Written request
Can you write out every line from the start of the records below through the line containing "ha='center', va='center', fontsize=10.5, color='black')", leaving out any pictures?

Code that draws figures
-- START --
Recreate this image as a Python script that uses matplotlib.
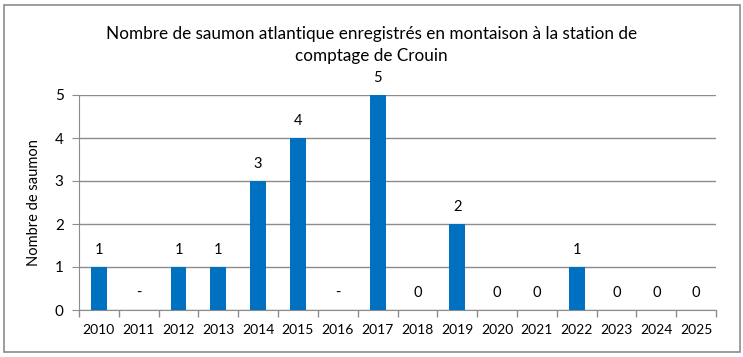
import numpy as np
import matplotlib.pyplot as plt
from matplotlib.patches import Rectangle

plt.rcParams['font.family'] = ['Lato', 'DejaVu Sans']

years = ['2010', '2011', '2012', '2013', '2014', '2015', '2016', '2017',
         '2018', '2019', '2020', '2021', '2022', '2023', '2024', '2025']
counts = [1, None, 1, 1, 3, 4, None, 5, 0, 2, 0, 0, 1, 0, 0, 0]

title = "Nombre de saumon atlantique enregistrés en montaison à la station de\ncomptage de Crouin"
ylabel = "Nombre de saumon"

bar_color = '#0070C0'
grid_color = '#8c8c8c'

fig = plt.figure(figsize=(7.43, 3.57), dpi=100)
ax = fig.add_axes([79 / 743, 1 - 310 / 357, 637 / 743, 215 / 357])

x = np.arange(len(years))
vals = [v if v is not None else 0 for v in counts]
ax.bar(x, vals, width=0.4, color=bar_color, zorder=3)

# data labels, "-" for years without data
for xi, v in zip(x, counts):
    lab = '-' if v is None else str(v)
    y = 0 if v is None else v
    ax.annotate(lab, (xi, y), xytext=(0, 17), textcoords='offset pixels',
                ha='center', va='center', fontsize=10.5, color='black')

ax.set_xlim(-0.5, len(years) - 0.5)
ax.set_ylim(0, 5)
ax.set_yticks(range(6))
ax.set_xticks(x)
ax.set_xticklabels(years)
ax.set_xticks(np.arange(-0.5, len(years)), minor=True)
ax.tick_params(axis='x', which='major', length=0, pad=10, labelsize=10)
ax.tick_params(axis='x', which='minor', length=5, color=grid_color, width=1)
ax.tick_params(axis='y', length=5, color=grid_color, labelsize=11, pad=6)
ax.yaxis.grid(True, color=grid_color, linewidth=1, zorder=0)

for s in ['top', 'right']:
    ax.spines[s].set_visible(False)
for s in ['left', 'bottom']:
    ax.spines[s].set_color(grid_color)

ax.set_ylabel(ylabel, fontsize=10.5, labelpad=10)
fig.text(0.5, 1 - 45 / 357, title, ha='center', va='center', fontsize=12.3, linespacing=1.5)

fig.patches.append(Rectangle((4 / 743, 5 / 357), 736 / 743, 347 / 357, transform=fig.transFigure,
                             fill=False, edgecolor='#8c8c8c', linewidth=1.2))

fig.savefig('out.png', dpi=100)
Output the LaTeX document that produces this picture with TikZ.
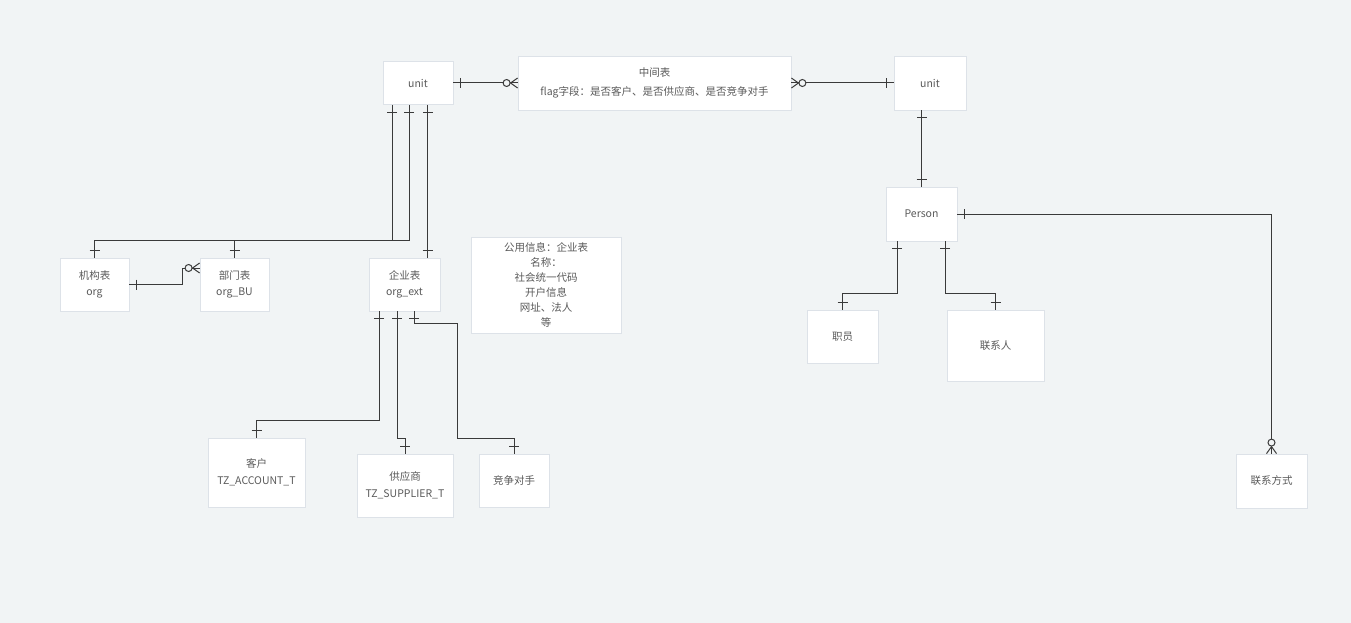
\documentclass[tikz,border=0pt]{standalone}
\usepackage{fontspec}
\setmainfont{Noto Sans CJK SC}
\usetikzlibrary{calc}
\definecolor{bg}{HTML}{F1F4F5}
\definecolor{bd}{HTML}{DDE2E8}
\definecolor{tx}{HTML}{5A5A5A}
\definecolor{ln}{HTML}{3A3A3A}
\tikzset{
  ent/.style={draw=bd, line width=0.8pt, fill=white, inner sep=0pt, align=center, text=tx, font=\fontsize{10.5}{16.5}\selectfont},
  erline/.style={draw=ln, line width=1pt},
}
\newcommand\erone[2]{%
  \coordinate (tmpP) at ($(#1)!7.5pt!(#2)$);
  \draw[erline] ($(tmpP)!5pt!90:(#2)$) -- ($(tmpP)!5pt!-90:(#2)$);}
\newcommand\ermany[2]{%
  \coordinate (tmpP) at ($(#1)!7pt!(#2)$);
  \coordinate (tmpC) at ($(#1)!11pt!(#2)$);
  \draw[erline] ($(#1)!5pt!90:(tmpP)$) -- (tmpP) -- ($(#1)!5pt!-90:(tmpP)$);
  \draw[erline, fill=bg] (tmpC) circle (3.5pt);}
\begin{document}
\begin{tikzpicture}[x=1pt,y=-1pt]
\path[fill=bg] (0,0) rectangle (1351,623);
% entities
\node[ent, minimum width=70pt, minimum height=43pt] (unitL) at (418,83) {unit};
\node[ent, minimum width=273pt, minimum height=54pt, font=\fontsize{10.5}{19}\selectfont] (mid) at (654.5,83) {中间表\\flag字段：是否客户、是否供应商、是否竞争对手};
\node[ent, minimum width=72pt, minimum height=54pt] (unitR) at (930,83) {unit};
\node[ent, minimum width=71pt, minimum height=54pt] (person) at (921.5,214) {Person};
\node[ent, minimum width=71pt, minimum height=53pt] (zhiyuan) at (842.5,336.5) {职员};
\node[ent, minimum width=97pt, minimum height=71pt] (lxr) at (995.5,345.5) {联系人};
\node[ent, minimum width=71pt, minimum height=54pt] (lxfs) at (1271.5,481) {联系方式};
\node[ent, minimum width=69pt, minimum height=53pt] (jigou) at (94.5,284.5) {机构表\\org};
\node[ent, minimum width=69pt, minimum height=53pt] (bumen) at (234.5,284.5) {部门表\\org\_BU};
\node[ent, minimum width=71pt, minimum height=53pt] (qiye) at (404.5,284.5) {企业表\\org\_ext};
\node[ent, minimum width=150pt, minimum height=96pt, font=\fontsize{10.5}{15}\selectfont] (info) at (546,285) {公用信息：企业表\\名称：\\社会统一代码\\开户信息\\网址、法人\\等};
\node[ent, minimum width=97pt, minimum height=69pt] (kehu) at (256.5,472.5) {客户\\TZ\_ACCOUNT\_T};
\node[ent, minimum width=96pt, minimum height=63pt] (gys) at (405,485.5) {供应商\\TZ\_SUPPLIER\_T};
\node[ent, minimum width=70pt, minimum height=53pt] (jz) at (514,480.5) {竞争对手};
% helper coordinates
\coordinate (xa) at (392,240);
\coordinate (xb) at (409,240);
\coordinate (xc) at (427.5,0);
\coordinate (k1) at (182,268);
\coordinate (q1) at (379,420);
\coordinate (q2) at (397,438);
\coordinate (q3) at (414,323);
\coordinate (q4) at (457,438);
\coordinate (p1) at (897,293);
\coordinate (p2) at (945,293);
% connectors
\draw[erline] (unitL.east) -- (mid.west);
\erone{unitL.east}{mid.west}
\ermany{mid.west}{unitL.east}
\draw[erline] (mid.east) -- (unitR.west);
\ermany{mid.east}{unitR.west}
\erone{unitR.west}{mid.east}
\draw[erline] (unitR.south -| person.north) -- (person.north);
\erone{unitR.south -| person.north}{person.north}
\erone{person.north}{unitR.south -| person.north}
\draw[erline] (person.east) -- (person.east -| lxfs.north) -- (lxfs.north);
\erone{person.east}{person.east -| lxfs.north}
\ermany{lxfs.north}{person.east -| lxfs.north}
\draw[erline] (person.south -| p1) -- (p1) -- (zhiyuan.north |- p1) -- (zhiyuan.north);
\erone{person.south -| p1}{p1}
\erone{zhiyuan.north}{zhiyuan.north |- p1}
\draw[erline] (person.south -| p2) -- (p2) -- (lxr.north |- p2) -- (lxr.north);
\erone{person.south -| p2}{p2}
\erone{lxr.north}{lxr.north |- p2}
\draw[erline] (unitL.south -| xa) -- (xa) -- (jigou.north |- xa) -- (jigou.north);
\erone{unitL.south -| xa}{xa}
\erone{jigou.north}{jigou.north |- xa}
\draw[erline] (unitL.south -| xb) -- (xb) -- (bumen.north |- xb) -- (bumen.north);
\erone{unitL.south -| xb}{xb}
\erone{bumen.north}{bumen.north |- xb}
\draw[erline] (unitL.south -| xc) -- (qiye.north -| xc);
\erone{unitL.south -| xc}{qiye.north -| xc}
\erone{qiye.north -| xc}{unitL.south -| xc}
\draw[erline] (jigou.east) -- (jigou.east -| k1) -- (k1) -- (bumen.west |- k1);
\erone{jigou.east}{jigou.east -| k1}
\ermany{bumen.west |- k1}{k1}
\draw[erline] (qiye.south -| q1) -- (q1) -- (kehu.north |- q1) -- (kehu.north);
\erone{qiye.south -| q1}{q1}
\erone{kehu.north}{kehu.north |- q1}
\draw[erline] (qiye.south -| q2) -- (q2) -- (gys.north |- q2) -- (gys.north);
\erone{qiye.south -| q2}{q2}
\erone{gys.north}{gys.north |- q2}
\draw[erline] (qiye.south -| q3) -- (q3) -- (q4 |- q3) -- (q4) -- (jz.north |- q4) -- (jz.north);
\erone{qiye.south -| q3}{q3}
\erone{jz.north}{jz.north |- q4}
\end{tikzpicture}
\end{document}
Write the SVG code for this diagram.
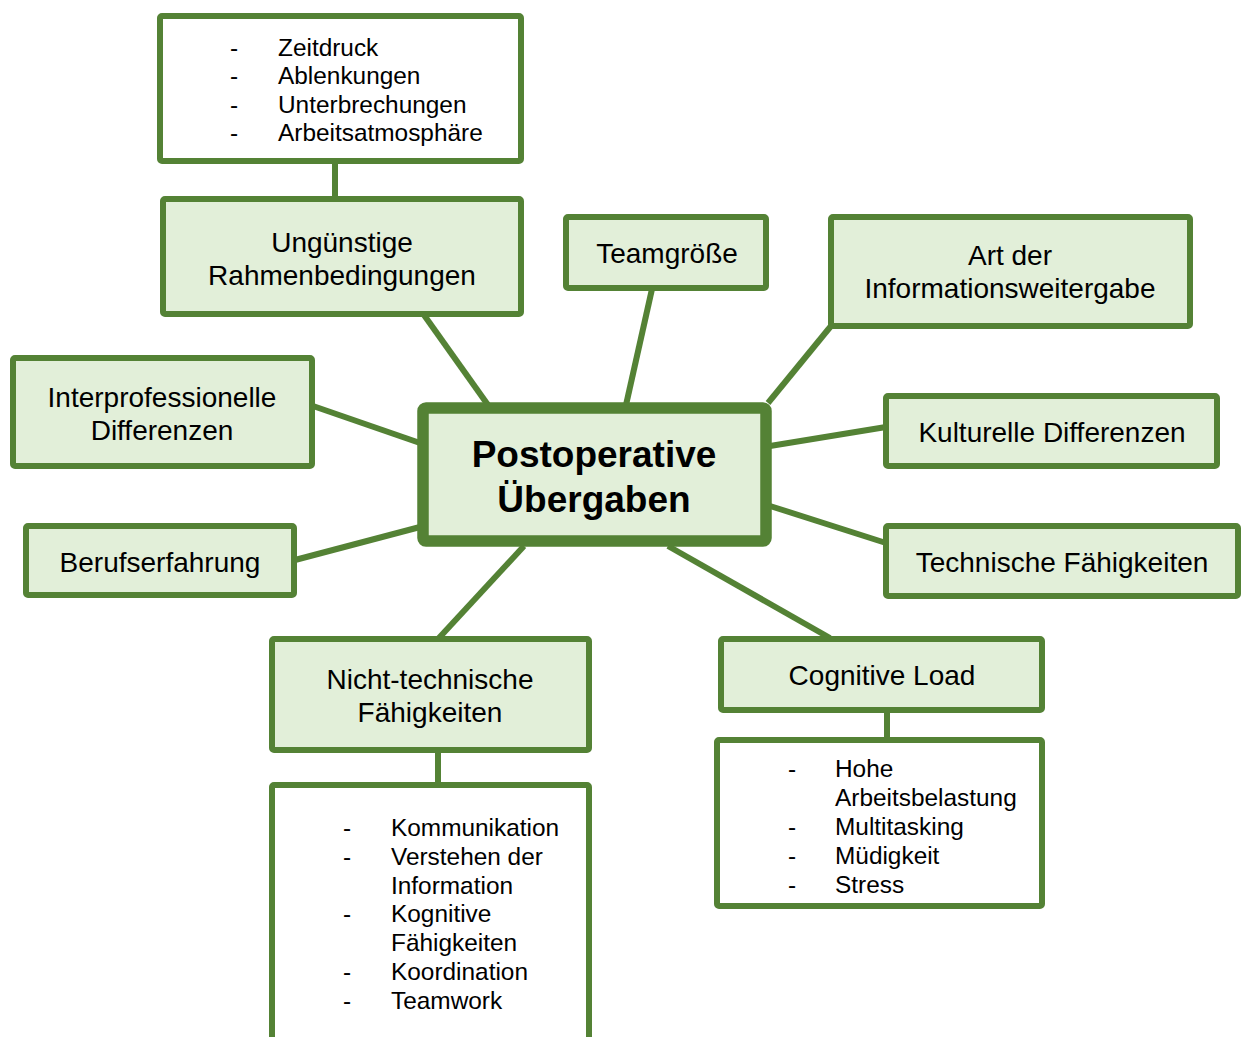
<svg xmlns="http://www.w3.org/2000/svg" width="1242" height="1037" viewBox="0 0 1242 1037">
<style>
.box{fill:#E2EFD9;stroke:#548235;stroke-width:6;}
.list{fill:#FFFFFF;stroke:#548235;stroke-width:6;}
.main{fill:#E2EFD9;stroke:#548235;stroke-width:11.5;}
.lbl{font-family:"Liberation Sans",Arial,sans-serif;font-size:28px;fill:#000;text-anchor:middle;}
.li{font-family:"Liberation Sans",Arial,sans-serif;font-size:24.4px;fill:#000;}
.title{font-family:"Liberation Sans",Arial,sans-serif;font-size:37px;font-weight:bold;fill:#000;text-anchor:middle;}
.con{stroke:#548235;stroke-width:6;fill:none;}
</style>
<rect width="1242" height="1037" fill="#FFFFFF"/>
<g id="connectors">
<line class="con" x1="335" y1="161" x2="335" y2="199"/>
<line class="con" x1="488" y1="405" x2="424" y2="315"/>
<line class="con" x1="626" y1="405" x2="652" y2="289"/>
<line class="con" x1="768" y1="403" x2="831" y2="326"/>
<line class="con" x1="770" y1="446" x2="886" y2="427"/>
<line class="con" x1="770" y1="506" x2="886" y2="543"/>
<line class="con" x1="668" y1="546" x2="830" y2="638"/>
<line class="con" x1="887" y1="710" x2="887" y2="740"/>
<line class="con" x1="524" y1="546" x2="438" y2="639"/>
<line class="con" x1="438" y1="750" x2="438" y2="785"/>
<line class="con" x1="313" y1="406" x2="420" y2="443"/>
<line class="con" x1="295" y1="560" x2="420" y2="527"/>
</g>
<g id="list-rahmen">
<rect class="list" x="160" y="16" width="361" height="145" rx="2"/>
<text class="li" x="230" y="55.5">-</text><text class="li" x="278" y="55.5">Zeitdruck</text>
<text class="li" x="230" y="84">-</text><text class="li" x="278" y="84">Ablenkungen</text>
<text class="li" x="230" y="112.5">-</text><text class="li" x="278" y="112.5">Unterbrechungen</text>
<text class="li" x="230" y="141">-</text><text class="li" x="278" y="141">Arbeitsatmosphäre</text>
</g>
<g id="rahmen">
<rect class="box" x="163" y="199" width="358" height="115" rx="2"/>
<text class="lbl" x="342" y="252">Ungünstige</text>
<text class="lbl" x="342" y="285">Rahmenbedingungen</text>
</g>
<g id="teamgroesse">
<rect class="box" x="566" y="217" width="200" height="71" rx="2"/>
<text class="lbl" x="667" y="263">Teamgröße</text>
</g>
<g id="informationsweitergabe">
<rect class="box" x="831" y="217" width="359" height="109" rx="2"/>
<text class="lbl" x="1010" y="265">Art der</text>
<text class="lbl" x="1010" y="298">Informationsweitergabe</text>
</g>
<g id="interprofessionell">
<rect class="box" x="13" y="358" width="299" height="108" rx="2"/>
<text class="lbl" x="162" y="407">Interprofessionelle</text>
<text class="lbl" x="162" y="440">Differenzen</text>
</g>
<g id="kulturell">
<rect class="box" x="886" y="396" width="331" height="70" rx="2"/>
<text class="lbl" x="1052" y="442">Kulturelle Differenzen</text>
</g>
<g id="center">
<rect class="main" x="423" y="408" width="343" height="133" rx="3"/>
<text class="title" x="594" y="467">Postoperative</text>
<text class="title" x="594" y="512">Übergaben</text>
</g>
<g id="berufserfahrung">
<rect class="box" x="26" y="526" width="268" height="69" rx="2"/>
<text class="lbl" x="160" y="572">Berufserfahrung</text>
</g>
<g id="technisch">
<rect class="box" x="886" y="526" width="352" height="70" rx="2"/>
<text class="lbl" x="1062" y="572">Technische Fähigkeiten</text>
</g>
<g id="cognitive">
<rect class="box" x="721" y="639" width="321" height="71" rx="2"/>
<text class="lbl" x="882" y="685">Cognitive Load</text>
</g>
<g id="list-cognitive">
<rect class="list" x="717" y="740" width="325" height="166" rx="2"/>
<text class="li" x="788" y="777">-</text><text class="li" x="835" y="777">Hohe</text>
<text class="li" x="835" y="806">Arbeitsbelastung</text>
<text class="li" x="788" y="835">-</text><text class="li" x="835" y="835">Multitasking</text>
<text class="li" x="788" y="864">-</text><text class="li" x="835" y="864">Müdigkeit</text>
<text class="li" x="788" y="893">-</text><text class="li" x="835" y="893">Stress</text>
</g>
<g id="nichttechnisch">
<rect class="box" x="272" y="639" width="317" height="111" rx="2"/>
<text class="lbl" x="430" y="689">Nicht-technische</text>
<text class="lbl" x="430" y="722">Fähigkeiten</text>
</g>
<g id="list-nichttechnisch">
<rect class="list" x="272" y="785" width="317" height="280" rx="2"/>
<text class="li" x="343" y="836">-</text><text class="li" x="391" y="836">Kommunikation</text>
<text class="li" x="343" y="865">-</text><text class="li" x="391" y="865">Verstehen der</text>
<text class="li" x="391" y="894">Information</text>
<text class="li" x="343" y="922">-</text><text class="li" x="391" y="922">Kognitive</text>
<text class="li" x="391" y="951">Fähigkeiten</text>
<text class="li" x="343" y="980">-</text><text class="li" x="391" y="980">Koordination</text>
<text class="li" x="343" y="1009">-</text><text class="li" x="391" y="1009">Teamwork</text>
</g>
</svg>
-- END --
Response to this task
Recreate this image as a Python script that uses matplotlib.
import numpy as np
import matplotlib.pyplot as plt
from matplotlib.patches import Rectangle

plt.rcParams['font.family'] = ['Lato', 'DejaVu Sans']

years = ['2010', '2011', '2012', '2013', '2014', '2015', '2016', '2017',
         '2018', '2019', '2020', '2021', '2022', '2023', '2024', '2025']
counts = [1, None, 1, 1, 3, 4, None, 5, 0, 2, 0, 0, 1, 0, 0, 0]

title = "Nombre de saumon atlantique enregistrés en montaison à la station de\ncomptage de Crouin"
ylabel = "Nombre de saumon"

bar_color = '#0070C0'
grid_color = '#8c8c8c'

fig = plt.figure(figsize=(7.43, 3.57), dpi=100)
ax = fig.add_axes([79 / 743, 1 - 310 / 357, 637 / 743, 215 / 357])

x = np.arange(len(years))
vals = [v if v is not None else 0 for v in counts]
ax.bar(x, vals, width=0.4, color=bar_color, zorder=3)

# data labels, "-" for years without data
for xi, v in zip(x, counts):
    lab = '-' if v is None else str(v)
    y = 0 if v is None else v
    ax.annotate(lab, (xi, y), xytext=(0, 17), textcoords='offset pixels',
                ha='center', va='center', fontsize=10.5, color='black')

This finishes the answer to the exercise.